Figure 3 projects that direct air capture (DAC) will capture CO2 directly from the atmosphere after 2035, amounting to 46 Mt of CO2 per year in the global net-zero scenario, and 55 Mt/year in the Canada net-zero scenario. Any of those volumes captured that could not be utilized to make carbon-based products such as synthetic fuels would have to be sequestered underground as well, adding to the CCS volumes.
However, Canada’s two operating sequestration facilities today (Quest and Aquistore) can store less than 2 Mt/year, primarily from coal-fired generation and blue hydrogen production in Saskatchewan and Alberta. More sequestration will likely be built in these provinces by 2030.
Yet Figure 2 shows 5‑6 Mt/year storage by 2030 from heavy industry, which is located in other parts of the country where CCS potential has not yet even been established – so that is not going to happen. Canada’s ability to build more than 100 Mt/yr of carbon sequestration capacity over the next 27 years is highly questionable given our knowledge of potential reservoirs and regulatory issues.

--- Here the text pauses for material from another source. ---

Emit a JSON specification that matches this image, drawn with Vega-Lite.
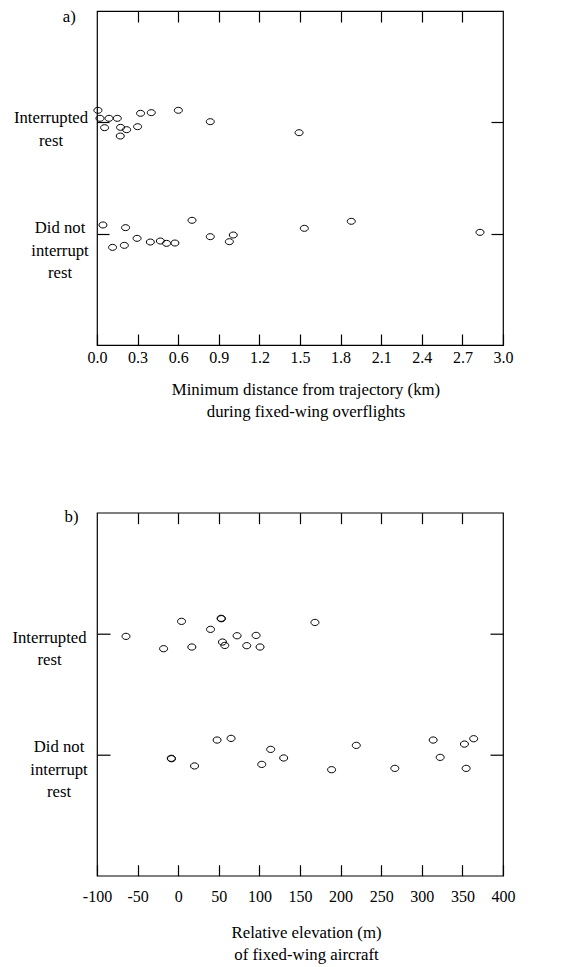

These are just a few select examples – there are many more. CER modelling says these are routes to net-zero emissions and adequate energy supply by 2050. But are any of them reasonable, let alone feasible? Hard evidence suggests that none of the outcomes discussed above can reasonably be expected to happen. But remember – CER modelling is not designed to address reasonableness – it simply shows us what needs to happen to achieve net-zero goals, whether reasonable or not.
To sum up, Canada’s Energy Future 2023 lays out possible pathways to Net Zero GHG emissions by 2050 in Canada, much as the IEA’s Net Zero by 2050 report did globally. Both reports assume the final (net zero) outcome, then adjust inputs to show what is required to get there – as opposed to sensible modelling exercises that use reasonable distributions of inputs to test the outcomes that might reasonably be achieved from the input data.
The CER report methodology generates many highly unlikely to practically impossible situations – massive changes in energy supply and utilization without consideration of supply chain, social, economic, or technical hurdles that would be encountered. Perhaps worst of all – no certainty that security and affordability of energy supply could be maintained for all Canadians.
Canada’s Energy Future 2023 is a political document to promote reduced GHG emissions. It is not a suitable foundation for creation of Canadian energy policy.